I want an example of a function satisfying:
(1) $f:\mathbb R\to\mathbb R$ twice continuously differentiable
(2) $f''(x)$ $\ge 0$ for every x$\in \mathbb R$
(3)$\int\limits_0^x{f(t)dt}$ is NOT infinitely differentiable with respect to x.
I find it very difficult to get a function satisfying conditions 2 and 3. If I try $e^t$ it violates 3. If I try a function involving $t^5$sin(1/t), it violates condition 2. Please help me with a correct example. Thank you.
On
How can $$G(t)=\int_0^t[1-s^2] ds = t(1-\frac13t^2)$$ be differentiable at both $1$ and $-1$ and yield $g(s)$? As a hobbyist, I have to work it out explicitly.

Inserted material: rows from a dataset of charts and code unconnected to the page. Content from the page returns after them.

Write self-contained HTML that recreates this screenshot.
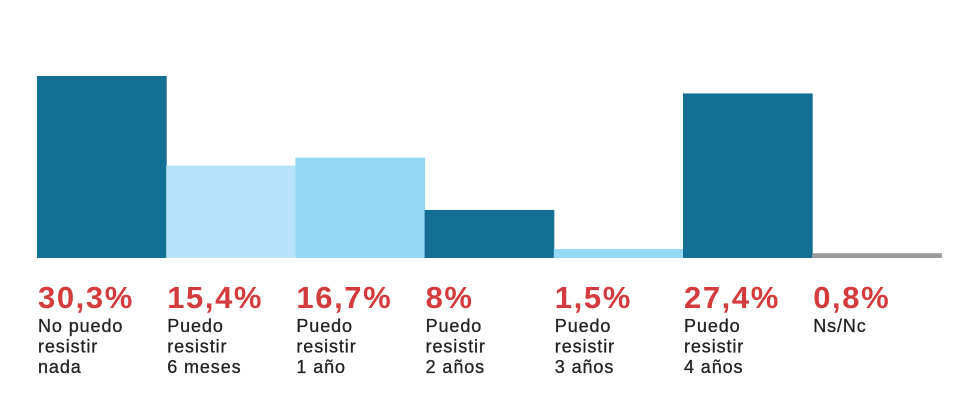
<!DOCTYPE html>
<html><head><meta charset="utf-8"><style>
body{margin:0;background:#fff;width:970px;height:401px;overflow:hidden;font-family:"Liberation Sans",sans-serif}
svg{display:block}
</style></head><body>
<svg id="chart" width="970" height="401"></svg>
<script>
const categories=[["No puedo","resistir","nada"],["Puedo","resistir","6 meses"],["Puedo","resistir","1 año"],["Puedo","resistir","2 años"],["Puedo","resistir","3 años"],["Puedo","resistir","4 años"],["Ns/Nc"]];
const values=[30.3,15.4,16.7,8,1.5,27.4,0.8];
const valueLabels=["30,3%","15,4%","16,7%","8%","1,5%","27,4%","0,8%"];
const colors=["#156e93","#b6e3f8","#95d8f5","#156e93","#95d8f5","#156e93","#9a9b9e"];
const svg=document.getElementById('chart');
const NS="http://www.w3.org/2000/svg";
const x0=37,bw=129.2,base=258,scale=182/30.3;
const xPos=i=>x0+i*bw;
const yPos=v=>base-v*scale;
values.forEach((v,i)=>{
  const r=document.createElementNS(NS,'rect');
  
  
  r.setAttribute('x',xPos(i));r.setAttribute('y',yPos(v));
  r.setAttribute('width',bw+0.5);r.setAttribute('height',base-yPos(v));
  r.setAttribute('fill',colors[i]);svg.appendChild(r);
  const t=document.createElementNS(NS,'text');
  
  
  t.setAttribute('x',xPos(i)+1);t.setAttribute('y',308);
  t.setAttribute('fill','#d33b3d');t.setAttribute('font-size','31');t.setAttribute('font-weight','bold');
  t.setAttribute('letter-spacing','1.6');
  t.textContent=valueLabels[i];svg.appendChild(t);
  categories[i].forEach((line,j)=>{
    const c=document.createElementNS(NS,'text');
    
    
    c.setAttribute('x',xPos(i)+1);c.setAttribute('y',332+j*20.5);
    c.setAttribute('fill','#222');c.setAttribute('font-size','18');
    c.setAttribute('letter-spacing','0.9');
    c.setAttribute('stroke','#222');c.setAttribute('stroke-width','0.3');
    c.textContent=line;svg.appendChild(c);
  });
});
</script>
</body></html>
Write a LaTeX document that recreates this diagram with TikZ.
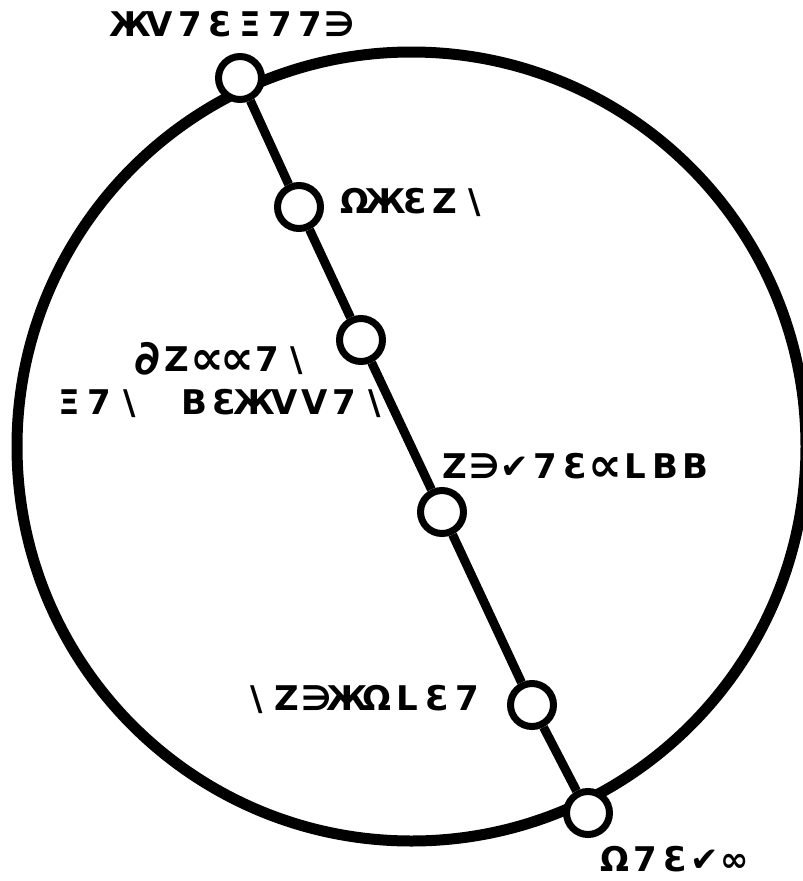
\documentclass[tikz,border=0pt]{standalone}
\usepackage{fontspec}
\newfontfamily\glyphfont{DejaVu Sans Bold}
\newcommand\gl[1]{\makebox[30pt]{#1}}
\newcommand\bg[1]{\makebox[30pt]{\raisebox{-3pt}{\scalebox{1.4}{#1}}}}
\newcommand\hk{\makebox[30pt]{\textbackslash}}
\tikzset{
  pt/.style={circle,draw=black,fill=white,line width=7pt,minimum size=43pt,inner sep=0pt},
  lbl/.style={font=\glyphfont\fontsize{34}{43}\selectfont,inner sep=0pt,align=center},
  orbit/.style={line width=11pt},
  axisline/.style={line width=9pt}
}
\begin{document}
\begin{tikzpicture}[x=1pt,y=-1pt]
\useasboundingbox (0,0) rectangle (803,881);
\draw[orbit] (411.5,446.5) circle (394.5);
\node[pt] (n1) at (240,78) {};
\node[pt] (n2) at (299,207) {};
\node[pt] (n3) at (361,340) {};
\node[pt] (n4) at (442,512) {};
\node[pt] (n5) at (532,705) {};
\node[pt] (n6) at (588,813) {};
\draw[axisline] (n1) -- (n2) -- (n3) -- (n4) -- (n5) -- (n6);
\node[lbl] (l1) at (235,24) {\gl{Ж}\gl{V}\gl{7}\gl{Ɛ}\gl{Ξ}\gl{7}\gl{7}\gl{∋}};
\node[lbl] (l2) at (415,202) {\gl{Ω}\gl{Ж}\gl{Ɛ}\gl{Z}\hk};
\node[lbl] (l3) at (222,380) {\bg{∂}\gl{Z}\bg{∝}\bg{∝}\gl{7}\hk\\
  \gl{Ξ}\gl{7}\hk\hspace{35pt}\gl{B}\gl{Ɛ}\gl{Ж}\gl{V}\gl{V}\gl{7}\hk};
\node[lbl] (l4) at (575,467) {\gl{Z}\gl{∋}\gl{✔}\gl{7}\gl{Ɛ}\bg{∝}\gl{L}\gl{B}\gl{B}};
\node[lbl] (l5) at (362,699) {\hk\gl{Z}\gl{∋}\gl{Ж}\gl{Ω}\gl{L}\gl{Ɛ}\gl{7}};
\node[lbl] (l6) at (675,859) {\gl{Ω}\gl{7}\gl{Ɛ}\gl{✔}\gl{∞}};
\end{tikzpicture}
\end{document}
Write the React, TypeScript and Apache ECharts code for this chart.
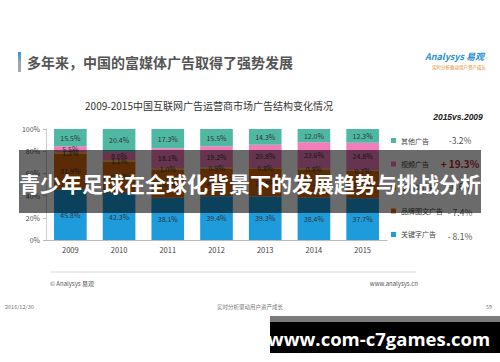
import React, { useEffect, useRef } from "react";
import * as echarts from "echarts";

const years = ["2009", "2010", "2011", "2012", "2013", "2014", "2015"];
const keyword = [45.8, 42.3, 38.1, 39.4, 39.3, 38.4, 37.7];
const brand = [31.9, 28.2, 25.5, 25.0, 24.8, 25.2, 24.5];
const richMedia = [1.3, 1.1, 1.0, 0.9, 0.8, 0.8, 0.7];
const video = [5.5, 8.0, 18.1, 19.2, 20.8, 23.6, 24.8];
const other = [15.5, 20.4, 17.3, 15.5, 14.3, 12.0, 12.3];
const seriesNames = ["关键字广告", "品牌图文广告", "富媒体广告", "视频广告", "其他广告"];
const legendOrder = ["其他广告", "视频广告", "富媒体广告", "品牌图文广告", "关键字广告"];
const changes = ["-3.2%", "+ 19.3%", "-0.6%", "- 7.4%", "- 8.1%"];
const yTicks = ["0%", "20%", "40%", "60%", "80%", "100%"];

const colors: Record<string, string> = {
  "关键字广告": "#1E9BDB",
  "品牌图文广告": "#D9680F",
  "富媒体广告": "#E8B400",
  "视频广告": "#F27DBA",
  "其他广告": "#4FB8A3",
};

export default function App() {
  const ref = useRef<HTMLDivElement>(null);
  useEffect(() => {
    if (!ref.current) return;
    const chart = echarts.init(ref.current, undefined, { renderer: "svg" });
    const dataSets = [keyword, brand, richMedia, video, other];
    const font = "'Noto Sans CJK SC', 'Noto Sans', sans-serif";
    const series = seriesNames.map((name, i) => ({
      name,
      type: "bar",
      stack: "total",
      barCategoryGap: "33%",
      data: dataSets[i],
      itemStyle: { color: colors[name] },
      label: {
        show: true,
        position: "inside",
        fontSize: 7,
        color: "#333",
        fontFamily: font,
        formatter: (p: any) => p.value.toFixed(1) + "%",
      },
    }));
    const valueY = [140, 163, 186, 212, 236];
    const graphics: any[] = [
      {
        type: "rect",
        shape: { x: 18, y: 52, width: 3, height: 20 },
        style: {
          fill: new echarts.graphic.LinearGradient(0, 0, 0, 1, [
            { offset: 0, color: "#1E9BDB" },
            { offset: 0.5, color: "#9aa4ad" },
            { offset: 1, color: "#aaaaaa" },
          ]),
        },
      },
      {
        type: "text",
        x: 27,
        y: 62,
        style: {
          text: "多年来，中国的富媒体广告取得了强势发展",
          fontSize: 14,
          fontWeight: "bold",
          fill: "#555",
          fontFamily: font,
          verticalAlign: "middle",
        },
      },
      {
        type: "text",
        x: 425,
        y: 56,
        style: {
          text: "Analysys 易观",
          fontSize: 9,
          fontStyle: "italic",
          fontWeight: "bold",
          fill: "#2A8FD2",
          fontFamily: font,
          verticalAlign: "middle",
        },
      },
      {
        type: "text",
        x: 486,
        y: 67,
        style: {
          text: "实时分析驱动用户资产成长",
          fontSize: 4.5,
          fill: "#E08A2A",
          fontFamily: font,
          align: "right",
          verticalAlign: "middle",
        },
      },
      {
        type: "text",
        x: 209,
        y: 105,
        style: {
          text: "2009-2015中国互联网广告运营商市场广告结构变化情况",
          fontSize: 10,
          fill: "#333",
          fontFamily: font,
          align: "center",
          verticalAlign: "middle",
        },
      },
      {
        type: "text",
        x: 458,
        y: 117,
        style: {
          text: "2015vs.2009",
          fontSize: 8.5,
          fontStyle: "italic",
          fontWeight: "bold",
          fill: "#222",
          fontFamily: "'Liberation Sans', sans-serif",
          align: "center",
          verticalAlign: "middle",
        },
      },
      ...changes.map((c, i) => ({
        type: "text",
        x: 460,
        y: valueY[i],
        style: {
          text: c,
          fontSize: i === 1 ? 10 : 8.5,
          fontWeight: i === 1 ? "bold" : "normal",
          fill: i === 1 ? "#C0282E" : "#555",
          fontFamily: font,
          align: "center",
          verticalAlign: "middle",
        },
      })),
      {
        type: "line",
        shape: { x1: 51, y1: 272, x2: 416, y2: 272 },
        style: { stroke: "#d6d6d6", lineWidth: 1 },
      },
      {
        type: "text",
        x: 50,
        y: 283,
        style: { text: "© Analysys 易观", fontSize: 6, fill: "#555", fontFamily: font, verticalAlign: "middle" },
      },
      {
        type: "text",
        x: 418,
        y: 283,
        style: { text: "www.analysys.cn", fontSize: 6, fill: "#555", fontFamily: font, align: "right", verticalAlign: "middle" },
      },
      {
        type: "text",
        x: 5,
        y: 307,
        style: { text: "2016/12/30", fontSize: 5.5, fill: "#777", fontFamily: font, verticalAlign: "middle" },
      },
      {
        type: "text",
        x: 250,
        y: 307,
        style: { text: "实时分析驱动用户资产成长", fontSize: 5.5, fill: "#777", fontFamily: font, align: "center", verticalAlign: "middle" },
      },
      {
        type: "text",
        x: 492,
        y: 307,
        style: { text: "59", fontSize: 5.5, fill: "#777", fontFamily: font, align: "right", verticalAlign: "middle" },
      },
      {
        type: "rect",
        z: 100,
        shape: { x: 19, y: 150, width: 462, height: 63 },
        style: { fill: "rgba(0,0,0,0.58)" },
      },
      {
        type: "text",
        z: 101,
        x: 250,
        y: 183,
        style: {
          text: "青少年足球在全球化背景下的发展趋势与挑战分析",
          fontSize: 21,
          fontWeight: "bold",
          fill: "#ffffff",
          fontFamily: font,
          align: "center",
          verticalAlign: "middle",
        },
      },
      {
        type: "rect",
        z: 100,
        shape: { x: 270, y: 316, width: 230, height: 37 },
        style: { fill: "#000" },
      },
      {
        type: "rect",
        z: 101,
        shape: { x: 270, y: 316, width: 230, height: 6 },
        style: { fill: "#7a7a7a" },
      },
      {
        type: "text",
        z: 102,
        x: 379,
        y: 338,
        style: {
          text: "www.com-c7games.com",
          fontSize: 18.5,
          fontWeight: "bold",
          fill: "#ffffff",
          fontFamily: "'Open Sans', sans-serif",
          align: "center",
          verticalAlign: "middle",
        },
      },
    ];
    chart.setOption({
      animation: false,
      backgroundColor: "#ffffff",
      grid: { left: 46, right: 113, top: 129, bottom: 122, containLabel: false },
      legend: {
        data: legendOrder,
        orient: "vertical",
        left: 386,
        top: 132,
        itemGap: 16.5,
        itemWidth: 5,
        itemHeight: 5,
        icon: "rect",
        textStyle: { fontSize: 7, color: "#444", fontFamily: font },
      },
      xAxis: {
        type: "category",
        data: years,
        axisLine: { show: true, lineStyle: { color: "#bbb" } },
        axisTick: { show: false },
        axisLabel: { fontSize: 7.5, color: "#444", margin: 6, fontFamily: font },
      },
      yAxis: {
        type: "value",
        min: 0,
        max: 100,
        interval: 20,
        splitLine: { show: false },
        axisLine: { show: true, lineStyle: { color: "#ccc" } },
        axisTick: { show: true, inside: false, length: 3, lineStyle: { color: "#bbb" } },
        axisLabel: {
          fontSize: 7,
          color: "#555",
          margin: 6,
          fontFamily: font,
          formatter: (v: number) => yTicks[Math.round(v / 20)],
        },
      },
      series,
      graphic: graphics,
    });
    return () => chart.dispose();
  }, []);
  return (
    <div
      ref={ref}
      style={{ position: "fixed", left: 0, top: 0, width: 500, height: 362, background: "#fff" }}
    />
  );
}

Since $G(-1)=-\frac23$ and $G(1)=\frac23$, we define $$G(t)=\begin{cases} t(1-\frac13t^2), &|t|\le 1,\\ -\frac23, &t<1,\\ \frac23, &t>1 \end{cases}$$ Piecewise differentiation yields $g(t)=g(s)$. Then differentiating $$f(x)=\begin{cases} \frac{x^2}{12}(6-{x^2}), &|x|\le 1,\\ -\frac23x, &x<1,\\ \frac23x, &x>1 \end{cases}$$ yields $G(x)=G(t)$. Thanks!
This should do it: Define $g(s) = 1-s^2, |s|\le 1,$ $g=0$ elsewhere. Set
$$f(x) = \int_0^x\int_0^t g(s)\,ds\,dt.$$
Note $f''(x) = g(x),$ which is not differentiable at $\pm 1.$